Le gouvernement tire la sonnette d’alarme sur la rupture conventionnelle. Plus de 500 000 personnes ont utilisé en 2024 ce moyen de quitter leur emploi à l’amiable, ce qui coûte près de 9,4 milliards d’euros par an à l’assurance chômage. Face à la hausse des dépenses publiques, l’exécutif cherche à rendre le dispositif moins attractif, provoquant la colère des syndicats. Le débat touche à l’équilibre entre flexibilité pour les entreprises et protection des salariés.
Qu’est-ce qu’une rupture conventionnelle ?
Créée en 2008, la rupture conventionnelle permet à un employeur et à son employé en CDI de se séparer d’un commun accord. Ni licenciement, ni démission, elle présente des avantages pour les deux parties. Le salarié touche une indemnité minimum équivalente à celle d’un licenciement et peut s’inscrire au chômage, contrairement à une démission. L’employeur évite quant à lui les risques de contentieux aux prud’hommes. La procédure prévoit un ou plusieurs entretiens, puis la signature d’une convention qui doit être validée par l’administration après un délai de rétractation de 15 jours.
Le succès du dispositif ne se dément pas. De 29 000 ruptures fin 2008, on est passé à plus de 130 000 par trimestre en 2025. Sur l’ensemble de 2024, 515 000 ruptures ont été signées, soit 17% de plus qu’il y a cinq ans. Trois ruptures sur quatre donnent lieu à une indemnisation chômage, ce qui représente un coût important pour les finances publiques.
Pourquoi le gouvernement veut y toucher ?
L’État soupçonne certaines dérives. Des entreprises utiliseraient la rupture conventionnelle pour organiser des départs en pré-retraite sans payer de plan social, ou pour déguiser des licenciements. Le ministère du Travail souhaiterait voir davantage de démissions, qui ne coûtent rien à l’assurance chômage.
Le projet de budget de la Sécurité sociale pour 2026 prévoit d’augmenter la taxe patronale sur les indemnités de rupture de 30% à 40%. Le forfait social, qui s’applique sur la partie non soumise aux cotisations, avait déjà été relevé de 20% à 30% en 2023. L’objectif affiché est de rendre moins intéressante la rupture conventionnelle pour les entreprises et récupérer 260 millions d’euros. Après un premier rejet en commission, les députés ont finalement voté en faveur de la hausse début novembre.
D’autres pistes à l’étude
L’Unédic, qui gère l’assurance chômage, a proposé en octobre 2025 d’autres solutions pour réduire la facture. La première consiste à allonger le délai avant de toucher les allocations, actuellement limité à 75 jours, pour le porter à 180 jours voire le supprimer complètement. L’économie pourrait atteindre jusqu’à 200 millions d’euros.

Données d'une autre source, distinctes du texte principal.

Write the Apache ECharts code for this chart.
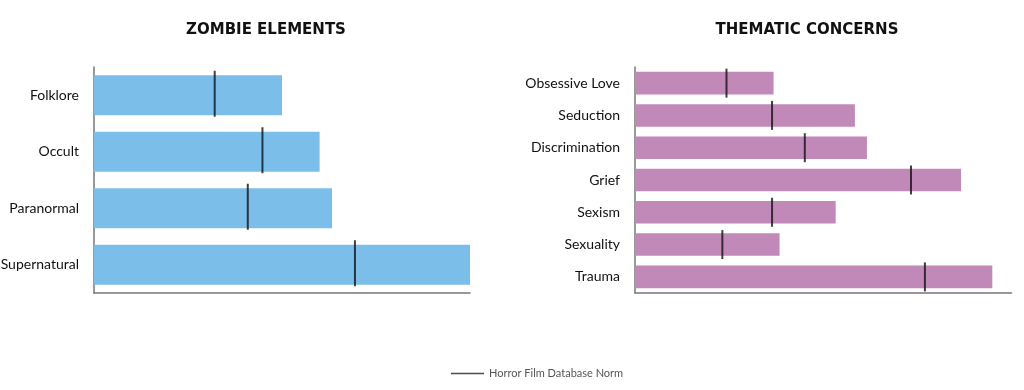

Une deuxième option prévoit d’inclure toutes les indemnités dans le calcul du délai d’attente, ce qui permettrait d’économiser 440 millions d’euros. Le gouvernement cherche à dégager entre 2 et 2,5 milliards d’euros par an sur l’assurance chômage d’ici 2029. En août dernier, le gouvernement de Michel Barnier avait fixé au 15 novembre la date limite pour négocier une nouvelle convention avec les partenaires sociaux.
Les syndicats s’opposent fermement
Les organisations syndicales refusent catégoriquement tout durcissement des conditions d’accès au chômage. La CGT prévient que les pistes de rabotage seront inacceptables. Force Ouvrière rappelle que la rupture conventionnelle avait été créée à la demande du patronat pour éviter les conflits juridiques, bénéficiant ainsi aux deux parties. Les syndicats avaient déjà rejeté la lettre de cadrage gouvernementale transmise cet été.
Avec un déficit prévu de 1,3 milliard d’euros en 2026 et une dette de 60 milliards, l’Unédic est plus que jamais sous pression. L’issue dépendra certainement de la capacité à trouver un compromis acceptable entre le gouvernement et les partenaires sociaux, dans un climat politique tendu.